Blog Post
Why Your CSS Never Matches the Figma File
You copied the CSS values exactly. The font-weight, the padding, the hex color. And it still looks wrong. This article covers six root causes: font rendering differences between Figma and browsers, sub-pixel rounding, color space mismatches, nested border-radius math, line-height model differences, and auto layout vs flexbox translation.
Font Rendering: Figma Skia vs Browser Engines
Figma renders text with Skia. Browsers use OS-level engines — Core Text on macOS, DirectWrite on Windows. Same font file, same weight, different rendering. Anti-aliasing, hinting, and -webkit-font-smoothing all contribute to visible differences that persist even when CSS values match the spec exactly.
Sub-Pixel Rounding
Figma allows fractional values like 343.5px or border-width: 0.5px. Browsers round these to device pixels. A 0.5px border becomes 1px. A width of 343.5px rounds to 343px or 344px depending on the engine and context.
Color Space: sRGB vs Display P3
The same hex code renders differently on wide-gamut displays. Figma works in sRGB, but modern displays use Display P3. The CSS color() function and color-gamut media query help bridge the gap.
Nested Border-Radius
Figma smooth corners use a squircle curve, not a CSS arc. And inner border-radius should equal outer radius minus padding — a formula most developers get wrong, creating visible rendering differences.
Line-Height Differences
Figma defines line-height in pixels with a bounding-box model.
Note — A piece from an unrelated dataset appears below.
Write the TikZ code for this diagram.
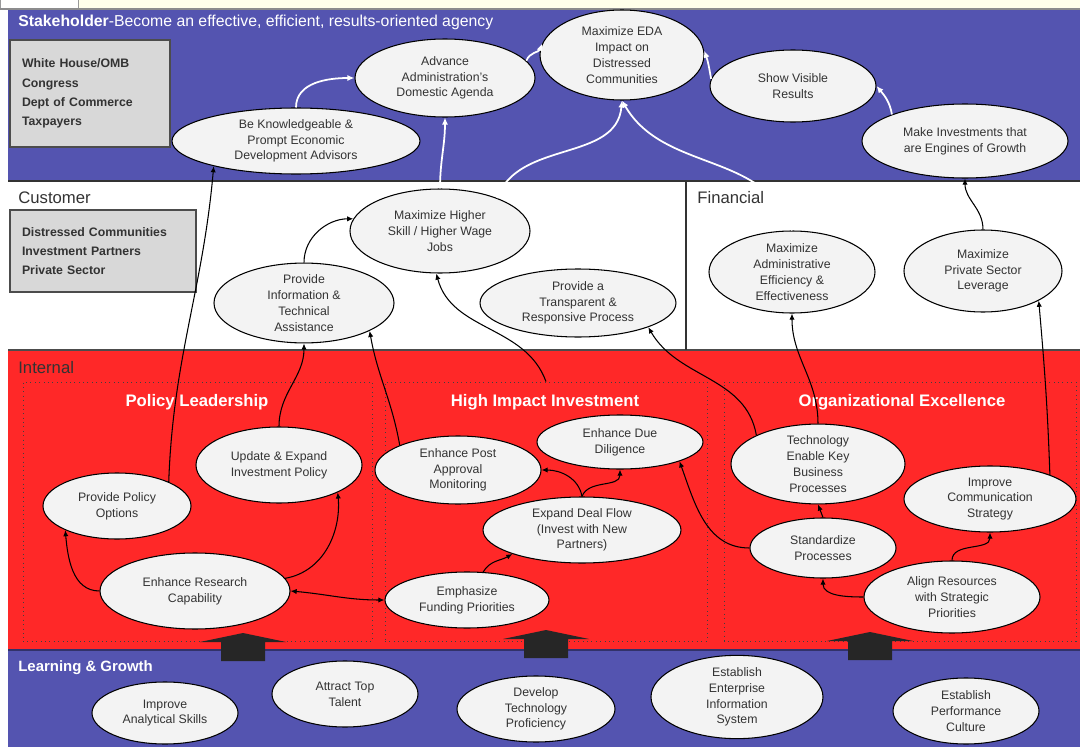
\documentclass[tikz,border=0pt]{standalone}
\usepackage{fontspec}
\setmainfont{Liberation Sans}
\usetikzlibrary{shapes.geometric,arrows.meta}
\definecolor{bandblue}{RGB}{84,84,176}
\definecolor{bandred}{RGB}{255,40,40}
\definecolor{ellfill}{RGB}{243,243,243}
\definecolor{boxgray}{RGB}{216,216,216}
\definecolor{textgray}{RGB}{51,51,51}
\definecolor{cream}{RGB}{255,255,234}
\begin{document}
\begin{tikzpicture}[x=0.02cm, y=-0.02cm,
            wh/.style 2 args={minimum width=#1*0.02cm, minimum height=#2*0.02cm},
            goal node/.style={ellipse, draw=black, line width=0.6pt, fill=ellfill, inner sep=0pt, align=center, text=textgray, font=\fontsize{7}{9}\selectfont},
            box node/.style={rectangle, draw=black!70, line width=0.6pt, fill=boxgray, inner xsep=0.24cm, inner ysep=0pt, align=left, text=textgray, font=\bfseries\fontsize{7}{11}\selectfont},
            group node/.style={rectangle, draw=black!75, dotted, line width=0.5pt},
            group title/.style={text=white, font=\bfseries\fontsize{9.5}{11}\selectfont},
            band label/.style={anchor=west, inner sep=0pt, text=textgray, font=\fontsize{9.5}{11}\selectfont},
            link/.style={-{Latex[length=3.5pt,width=3pt]}, line width=0.6pt, black},
            wlink/.style={-{Latex[length=4pt,width=3.5pt]}, line width=1pt, white},
            upblock/.style={fill=black!85}]
            \useasboundingbox (0,0) rectangle (1080,747);

            % fonds des bandeaux
            \fill[white] (0,0) rectangle (1080,747);
            \fill[cream] (0,0) rectangle (1080,9);
            \draw[black!40, fill=white!95!cream] (0,-1) rectangle (78,8);
            \draw[black!45, line width=0.6pt] (0,9) -- (1080,9);
            \fill[bandblue] (8,10) rectangle (1080,181);
            \fill[bandred] (8,350) rectangle (1080,650);
            \fill[bandblue] (8,650) rectangle (1080,747);
            \draw[black!80, line width=1pt] (8,181) -- (1080,181);
            \draw[black!70, line width=1pt] (8,350) -- (1080,350);
            \draw[black!80, line width=0.8pt] (686,181) -- (686,350);
            \draw[bandblue!60!black, line width=0.8pt] (8,650) -- (1080,650);

            % titres des bandeaux
            \node[band label, text=white, font=\fontsize{9}{11}\selectfont] (stake) at (18,22) {\textbf{Stakeholder}-Become an effective, efficient, results-oriented agency};
            \node[band label] (cust) at (18,198) {Customer};
            \node[band label] (fin) at (697,198) {Financial};
            \node[band label] (intl) at (18,368) {Internal};
            \node[band label, text=white, font=\bfseries\fontsize{8.5}{10}\selectfont] (learn) at (18,668) {Learning \& Growth};

            % encadres gris
            \node[box node, text width=2.72cm, wh={160}{107}] (shbox) at (90,93.5) {White House/OMB\\Congress\\Dept of Commerce\\Taxpayers};
            \node[box node, text width=3.24cm, wh={186}{82}] (cubox) at (103,251) {Distressed Communities\\Investment Partners\\Private Sector};

            % groupes internes
            \node[group node, wh={349}{259}] (plbox) at (197.5,511.5) {};
            \node[group node, wh={322}{259}] (hibox) at (546,511.5) {};
            \node[group node, wh={352}{259}] (oebox) at (900,511.5) {};
            \node[group title] (plt) at (197,402) {Policy Leadership};
            \node[group title] (hit) at (545,402) {High Impact Investment};
            \node[group title] (oet) at (902,402) {Organizational Excellence};

            % fleches pleines
            \foreach \x/\t in {243/633, 546/630, 870/632}
                \fill[upblock] ({\x-22},{\t+28}) -- ({\x-22},{\t+9}) -- ({\x-43},{\t+9}) -- (\x,\t)
                    -- ({\x+43},{\t+9}) -- ({\x+22},{\t+9}) -- ({\x+22},{\t+28}) -- cycle;

            % objectifs stakeholder
            \node[goal node, wh={180}{78}] (aada) at (445,78) {Advance\\Administration's\\Domestic Agenda};
            \node[goal node, wh={164}{90}] (meda) at (622,55) {Maximize EDA\\Impact on\\Distressed\\Communities};
            \node[goal node, wh={166}{72}] (svr) at (793,86) {Show Visible\\Results};
            \node[goal node, wh={206}{74}] (mieg) at (965,141) {Make Investments that\\are Engines of Growth};
            \node[goal node, wh={248}{66}] (bk) at (296,141) {Be Knowledgeable \&\\Prompt Economic\\Development Advisors};

            % objectifs customer et financial
            \node[goal node, wh={180}{84}] (mhs) at (440,231) {Maximize Higher\\Skill / Higher Wage\\Jobs};
            \node[goal node, wh={180}{78}] (pinfo) at (304,303) {Provide\\Information \&\\Technical\\Assistance};
            \node[goal node, wh={196}{68}] (tp) at (578,303) {Provide a\\Transparent \&\\Responsive Process};
            \node[goal node, wh={166}{82}] (maee) at (792,272) {Maximize\\Administrative\\Efficiency \&\\Effectiveness};
            \node[goal node, wh={158}{82}] (mpsl) at (983,271) {Maximize\\Private Sector\\Leverage};

            % objectifs internes
            \node[goal node, wh={148}{66}] (ppo) at (117,506) {Provide Policy\\Options};
            \node[goal node, wh={166}{76}] (uip) at (279,465) {Update \& Expand\\Investment Policy};
            \node[goal node, wh={190}{76}] (erc) at (195,591) {Enhance Research\\Capability};
            \node[goal node, wh={166}{68}] (epam) at (458,470) {Enhance Post\\Approval\\Monitoring};
            \node[goal node, wh={166}{54}] (edd) at (620,442) {Enhance Due\\Diligence};
            \node[goal node, wh={198}{66}] (edf) at (582,530) {Expand Deal Flow\\(Invest with New\\Partners)};
            \node[goal node, wh={164}{56}] (efp) at (467,600) {Emphasize\\Funding Priorities};
            \node[goal node, wh={174}{78}] (tek) at (818,464) {Technology\\Enable Key\\Business\\Processes};
            \node[goal node, wh={172}{66}] (ics) at (990,499) {Improve\\Communication\\Strategy};
            \node[goal node, wh={146}{60}] (sp) at (823,548) {Standardize\\Processes};
            \node[goal node, wh={176}{72}] (ars) at (952,597) {Align Resources\\with Strategic\\Priorities};

            % objectifs learning & growth
            \node[goal node, wh={146}{62}] (ias) at (165,713) {Improve\\Analytical Skills};
            \node[goal node, wh={146}{66}] (att) at (345,694) {Attract Top\\Talent};
            \node[goal node, wh={158}{66}] (dtp) at (536,709) {Develop\\Technology\\Proficiency};
            \node[goal node, wh={172}{76}] (eeis) at (737,697) {Establish\\Enterprise\\Information\\System};
            \node[goal node, wh={146}{66}] (epc) at (966,711) {Establish\\Performance\\Culture};

            % liens blancs
            \draw[wlink] (bk.90) to[out=90, in=180] (aada.180);
            \draw[wlink] (mhs.90) to[out=90, in=-90] (aada.-90);
            \draw[wlink] (aada.12) to[out=70, in=-110] (meda.172);
            \draw[wlink] (mhs.30) to[out=70, in=-95] (meda.-90);
            \draw[wlink] (maee.90) to[out=108, in=-60] (meda.-90);
            \draw[wlink] (svr.175) to[out=100, in=-70] (meda.3);
            \draw[wlink] (mieg.160) to[out=100, in=-50] (svr.0);

            % liens noirs
            \draw[link] (ppo.25) to[out=88, in=-95] (bk.197);
            \draw[link] (uip.90) to[out=90, in=-90] (pinfo.-90);
            \draw[link] (epam.157) to[out=100, in=-80] (pinfo.-23);
            \draw[link] (pinfo.90) to[out=90, in=180] (mhs.172);
            \draw[link] (hibox.north) to[out=110, in=-75] (mhs.-95);
            \draw[link] (tek.155) to[out=100, in=-60] (tp.-19);
            \draw[link] (sp.180) to[out=180, in=-70] (edd.-18);
            \draw[link] (edf.90) to[out=100, in=0] (epam.0);
            \draw[link] (edf.90) to[out=70, in=-90] (edd.-90);
            \draw[link] (efp.60) to[out=60, in=210] (edf.199);
            \draw[link] (erc.180) to[out=180, in=-85] (ppo.205);
            \draw[link] (erc.8) to[out=10, in=-85] (uip.-25);
            \draw[link, {Latex[length=3.5pt,width=3pt]}-{Latex[length=3.5pt,width=3pt]}] (erc.0) to[out=-5, in=180] (efp.180);
            \draw[link] (tek.90) to[out=90, in=-90] (maee.-90);
            \draw[link] (ics.22) to[out=92, in=-85] (mpsl.-28);
            \draw[link] (sp.90) to (tek.-90);
            \draw[link] (ars.180) to[out=180, in=-90] (sp.-90);
            \draw[link] (ars.90) to[out=90, in=-90] (ics.-90);
            \draw[link] (mpsl.90) to[out=90, in=-90] (mieg.-90);
        \end{tikzpicture}
\end{document}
CSS uses unitless ratios and the half-leading model, distributing extra space above and below the text differently.
Auto Layout vs Flexbox
Figma auto layout maps to CSS flexbox, but the translation is not 1:1. Space-between behavior, hug-contents sizing, and gap calculation all have subtle differences that cause layout drift.
Why Figma Dev Mode Doesn't Catch These Issues
Dev Mode surfaces design specs, CSS values, and component properties inside Figma. But every issue in this article happens after you copy those values — in the browser, during rendering. Dev Mode tells you the font-weight is 600; it does not tell you that 600 renders differently in Chrome on Windows. It gives you border-radius: 16px; it does not calculate that the nested card needs 4px. If you are looking for a Figma Dev Mode alternative that covers the post-build gap, the answer is a verification tool that compares the live build against the design — not a different spec tool.
Frequently Asked Questions
Why does CSS look different from Figma?
Six root causes: font rendering differs between Figma and browsers, sub-pixel values get rounded differently, Figma auto layout and CSS flexbox solve spacing differently, color spaces can shift between sRGB and display-p3, responsive scaling creates gaps between breakpoints, and component states (hover, focus) are static in Figma but dynamic in CSS. These are structural -- they exist in every project.
How do you compare Figma designs to live CSS?
Use a visual comparison tool that compares the Figma frame against the live page in the browser. Adjust opacity to spot misalignments, then click individual elements to compare their computed CSS values against the Figma spec. This is faster and more precise than tab-switching between Figma and the browser.
Can you achieve pixel perfect design from Figma to code?
Yes, with controlled tolerance. Zero deviation is not realistic because browsers render differently than Figma. The practical standard is: spacing and sizing within 1px of spec, exact color match, correct font and weight. A design QA process that compares staging against Figma on every PR achieves this level of fidelity.